Le stesse componenti che si aggregarono durante la formazione del nostro pianeta.
“Mentra la Terra si formava crescendo fino all’1% della sua massa attuale, ha catturato masse di ciottoli pieni di ghiaccio e carbonio. La Terra poi è cresciuta sempre più velocemente fino a quando, dopo cinque milioni di anni, è diventata grande come la conosciamo oggi. Lungo il percorso, la temperatura sulla superficie è aumentata bruscamente, facendo evaporare il ghiaccio nei ciottoli durante il percorso verso la superficie, cosicché, oggi, solo lo 0,1% del pianeta è costituito da acqua, anche se il 70% della superficie è coperta dall’acqua “, afferma Anders Johansen, che dieci anni fa insieme al suo gruppo di ricerca a Lund ha avanzato la teoria che il nuovo studio ora conferma.
La teoria, chiamata “accumulo di ciottoli“, è che i pianeti sono formati da ciottoli che si raggruppano formando una massa sempre più grande.
Anders Johansen spiega che la molecola d’acqua H2O si trova ovunque nella nostra galassia e che la teoria quindi apre la possibilità che altri pianeti si siano formati allo stesso modo di Terra, Marte e Venere.
“Tutti i pianeti rocciosi della Via Lattea potrebbero essere formati dagli stessi elementi costitutivi, il che significa che i pianeti con la stessa quantità di acqua e carbonio della Terra – e quindi potenziali luoghi in cui può essere presente la vita – potrebbero formarsi con una certa frequenza intorno ad altre stelle nella nostra galassia, a condizione la temperatura è giusta“, dice.
Buone possibilità per l’emergere della vita
Se i pianeti nella nostra galassia avessero gli stessi elementi costitutivi e le stesse condizioni di temperatura della Terra, ci sarebbero anche buone probabilità che possano avere circa la stessa quantità di acqua e continenti del nostro pianeta.
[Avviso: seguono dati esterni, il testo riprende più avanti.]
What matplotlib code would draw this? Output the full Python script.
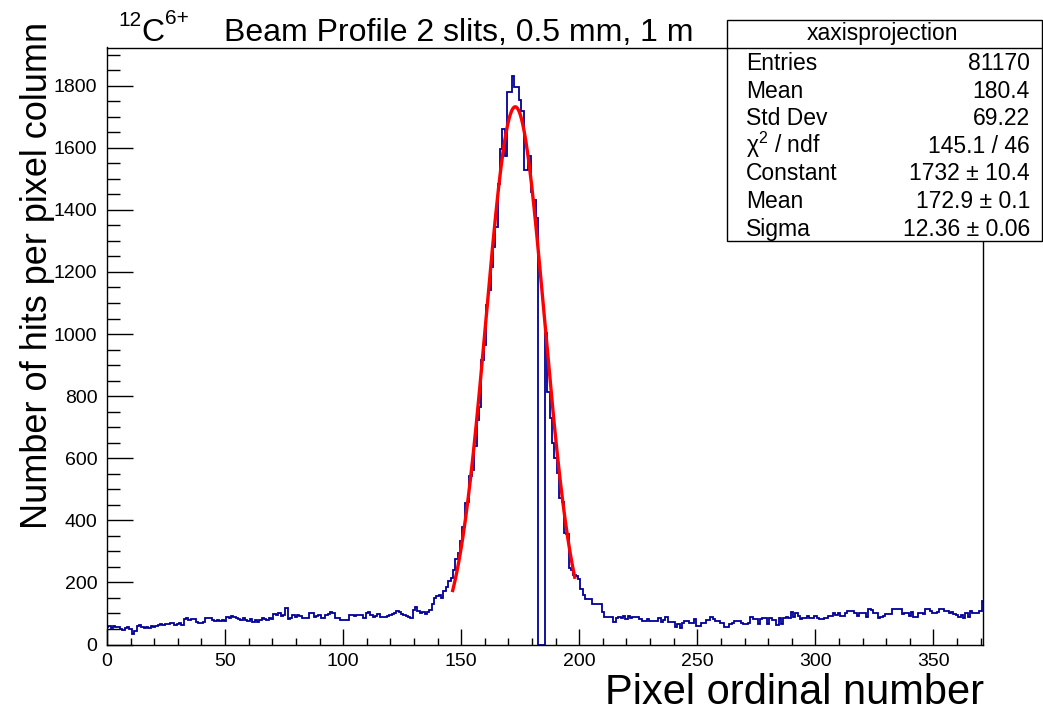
import numpy as np
import matplotlib
matplotlib.use("Agg")
import matplotlib.pyplot as plt
from matplotlib.patches import Rectangle
from matplotlib.lines import Line2D
from matplotlib.ticker import MultipleLocator

plt.rcParams['font.family'] = ['Liberation Sans', 'DejaVu Sans']
plt.rcParams['mathtext.fontset'] = 'custom'
plt.rcParams['mathtext.rm'] = 'Liberation Sans'
plt.rcParams['mathtext.it'] = 'Liberation Sans'
plt.rcParams['mathtext.bf'] = 'Liberation Sans:bold'

# ---------------- data (hits per pixel column, bin k centred on k) ----------------
counts_bg_left = [
    55,
    58, 52, 60, 55, 57, 50, 48, 52, 55, 50,
    35, 45, 60, 62, 55, 52, 56, 54, 58, 55,
    60, 62, 66, 64, 67, 65, 70, 68, 62, 65,
    70, 64, 82, 84, 80, 83, 81, 72, 70, 68,
    74, 85, 84, 86, 80, 76, 78, 75, 80, 77,
    88, 85, 92, 90, 86, 82, 78, 85, 78, 75,
    82, 74, 80, 72, 78, 85, 82, 80, 86, 83,
    98, 95, 100, 92, 96, 118, 82, 85, 95, 90,
    95, 92, 84, 84, 86, 102, 100, 90, 92, 96,
    84, 86, 96, 98, 105, 100, 84, 86, 79, 80,
    78, 80, 96, 95, 92, 94, 96, 94, 84, 102,
    104, 95, 90, 92, 98, 90, 88, 90, 91, 96,
    98, 100, 108, 106, 98, 96, 92, 90, 84, 110,
    122, 108, 102, 104, 98, 104,
]
counts_rise = [
    112, 130, 150, 155, 160, 150, 172, 185, 205, 215,
    240, 275, 295, 332, 380, 455, 460, 542, 563, 640,
    723, 766, 916, 964, 1093, 1141, 1216, 1280, 1345, 1484,
    1597, 1661, 1572, 1779, 1779,
]
counts_top = [1832, 1795, 1795, 1754, 1720, 1529, 1529, 1575, 1457, 1433, 1375]
counts_dead = [0, 0, 0]
counts_fall = [
    1002, 814, 729, 648, 600, 552, 471, 460, 359, 355,
    245, 241, 225, 220, 210, 180, 160, 146, 146, 146,
    129, 129, 129, 129, 105, 90, 88, 90, 89,
]
counts_bg_right = [
    71, 86, 89, 84, 93, 82, 93, 84, 89, 89,
    89, 82, 76, 76, 82, 76, 76, 77, 76, 84,
    72, 80, 87, 74, 74, 73, 57, 65, 54, 68,
    76, 76, 68, 68, 83, 60, 60, 68, 68, 80,
    80, 89, 82, 76, 76, 68, 68, 57, 57, 65,
    68, 76, 76, 76, 68, 65, 65, 68, 89, 82,
    82, 65, 82, 86, 86, 65, 86, 80, 80, 63,
    86, 65, 84, 89, 84, 106, 89, 103, 93, 82,
    86, 86, 93, 84, 84, 93, 84, 82, 82, 86,
    86, 93, 93, 103, 95, 103, 93, 93, 103, 108,
    108, 108, 100, 93, 100, 100, 100, 89, 114, 111,
    100, 100, 84, 89, 93, 97, 97, 97, 115, 115,
    114, 114, 97, 103, 103, 93, 106, 89, 89, 100,
    103, 97, 114, 114, 108, 100, 100, 106, 114, 114,
    108, 108, 103, 106, 97, 95, 89, 95, 84, 103,
    89, 108, 100, 100, 103, 108, 140,
]

x_range = (0, 371)
y_range = (0, 1923)
x_major, x_minor = 50, 10
y_major, y_minor = 200, 50

fit_constant = 1732
fit_mean = 172.9
fit_sigma = 12.36
fit_range = (146.4, 198.1)

title_isotope = "12"
title_element = "C"
title_charge = "6+"
title_rest = "Beam Profile 2 slits, 0.5 mm, 1 m"
x_title = "Pixel ordinal number"
y_title = "Number of hits per pixel column"

stats_title = "xaxisprojection"
stats_names = ["Entries", "Mean", "Std Dev", "\u03c7$^{2}$ / ndf", "Constant", "Mean", "Sigma"]
stats_values = ["81170", "180.4", "69.22", "145.1 / 46",
                "1732 \u00b1 10.4", "172.9 \u00b1 0.1", "12.36 \u00b1 0.06"]

# ---------------- figure ----------------
W, H = 1043, 716
fig = plt.figure(figsize=(W / 100, H / 100), dpi=100)


def fx(px):
    return px / W


def fy(py):
    return 1 - py / H


ax = fig.add_axes([fx(107), fy(644.5), fx(983) - fx(107), fy(47.5) - fy(644.5)])

counts = np.array(counts_bg_left + counts_rise + counts_top + counts_dead
                  + counts_fall + counts_bg_right, dtype=float)
edges = np.arange(len(counts) + 1) - 0.5
ax.stairs(counts, edges, baseline=0, color='#000099', lw=1.3, zorder=2)

xf = np.linspace(fit_range[0], fit_range[1], 400)
yf = fit_constant * np.exp(-0.5 * ((xf - fit_mean) / fit_sigma) ** 2)
ax.plot(xf, yf, color='#ff0000', lw=2.4, zorder=3)

ax.set_xlim(*x_range)
ax.set_ylim(*y_range)
ax.xaxis.set_major_locator(MultipleLocator(x_major))
ax.xaxis.set_minor_locator(MultipleLocator(x_minor))
ax.yaxis.set_major_locator(MultipleLocator(y_major))
ax.yaxis.set_minor_locator(MultipleLocator(y_minor))
ax.tick_params(which='both', direction='in', top=False, right=False,
               labelsize=14, width=1.0, color='black')
ax.tick_params(axis='x', which='major', length=11.5, pad=6)
ax.tick_params(axis='x', which='minor', length=5)
ax.tick_params(axis='y', which='major', length=18.5, pad=7)
ax.tick_params(axis='y', which='minor', length=9.3)
for s in ax.spines.values():
    s.set_linewidth(1.0)

# ---- title built from pieces (superscripts) ----
renderer = fig.canvas.get_renderer()
base_y = 41
x_px = 118
t = fig.text(fx(x_px), fy(base_y - 15), title_isotope, fontsize=15, ha='left', va='baseline')
x_px = t.get_window_extent(renderer).x1 + 0.5
t = fig.text(fx(x_px), fy(base_y), title_element, fontsize=23, ha='left', va='baseline')
x_px = t.get_window_extent(renderer).x1 + 0.5
t = fig.text(fx(x_px), fy(base_y - 17), title_charge, fontsize=15, ha='left', va='baseline')
fig.text(fx(224), fy(base_y), title_rest, fontsize=23, ha='left', va='baseline')

fig.text(fx(984), fy(693), x_title, fontsize=30, ha='right', va='center')
fig.text(fx(38), fy(22), y_title, fontsize=26, rotation=90, ha='center', va='top')

# ---- stats box ----
box_l, box_r, box_t, box_b, box_sep = 727, 1042, 20, 241, 47.5
fig.add_artist(Rectangle((fx(box_l), fy(box_b)), fx(box_r) - fx(box_l), fy(box_t) - fy(box_b),
                         transform=fig.transFigure, facecolor='white', edgecolor='black',
                         lw=1.0, zorder=5))
fig.add_artist(Line2D([fx(box_l), fx(box_r)], [fy(box_sep), fy(box_sep)],
                      transform=fig.transFigure, color='black', lw=1.0, zorder=6))
fig.text(fx((box_l + box_r) / 2 - 2), fy(40), stats_title, fontsize=16.5,
         ha='center', va='baseline', zorder=7)
for i, (n, v) in enumerate(zip(stats_names, stats_values)):
    yb = 70 + 27.6 * i
    fig.text(fx(746), fy(yb), n, fontsize=16.5, ha='left', va='baseline', zorder=7)
    fig.text(fx(1030), fy(yb), v, fontsize=16.5, ha='right', va='baseline', zorder=7)

fig.savefig('out.png', dpi=100)
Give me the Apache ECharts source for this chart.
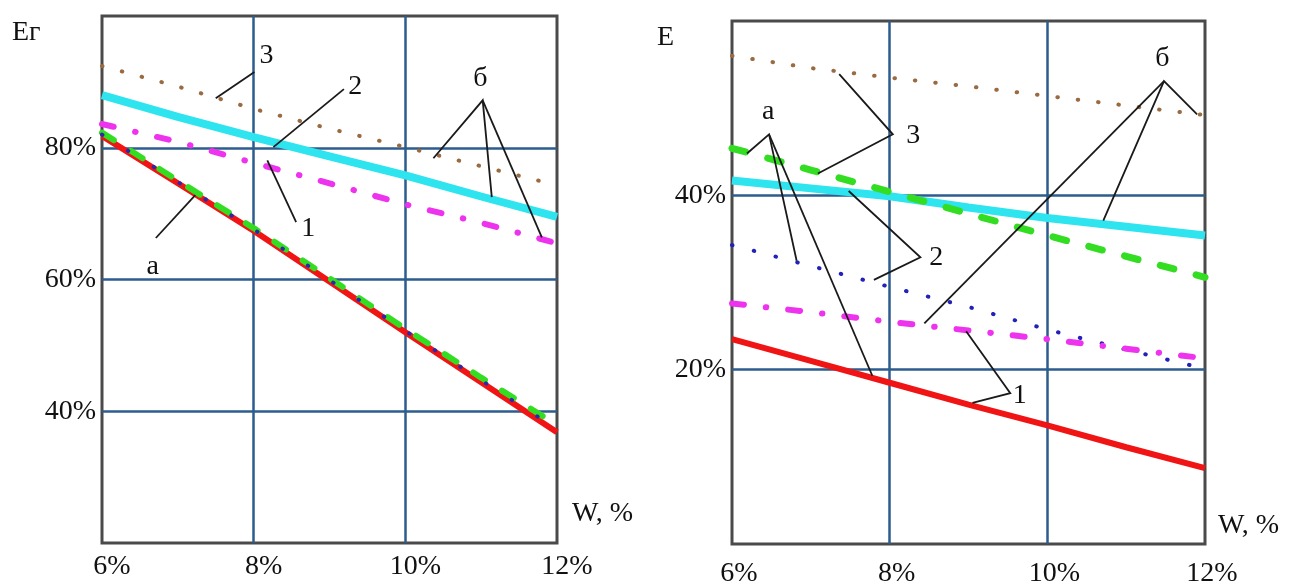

Il professor Martin Bizzarro, coautore dello studio, conferma:
“Con il nostro modello, tutti i pianeti ricevono la stessa quantità di acqua, e questo suggerisce che altri pianeti potrebbero avere non solo la stessa quantità di acqua e oceani, ma anche la stessa quantità di continenti della Terra. Questo Offre buone opportunità per l’emergere della vita“.
Se, d’altra parte, fosse casuale la quantità d’acqua fosse presente sui pianeti, i pianeti potrebbero apparire molto diversi. Alcuni pianeti sarebbero troppo asciutti per sviluppare la vita, mentre altri sarebbero completamente coperti dall’acqua.
“Un pianeta coperto dall’acqua sarebbe ovviamente un bene per gli esseri marittimi, ma offrirebbe condizioni tutt’altro che ideali per la formazione di civiltà in grado di osservare l’universo“, spiega Anders Johansen.
Anders Johansen e il suo team di ricerca attendono con impazienza la prossima generazione di telescopi spaziali, che offriranno opportunità di gran lunga migliori per osservare esopianeti in orbita attorno a stelle diverse dal Sole.
“I nuovi telescopi sono potenti. Usano la spettroscopia, il che significa che osservando quale tipo di luce viene bloccata dall’orbita dei pianeti attorno alla loro stella, puoi vedere quanto vapore acqueo c’è. Può dirci qualcosa sulla percentuale d’acqua su quel pianeta “, dice.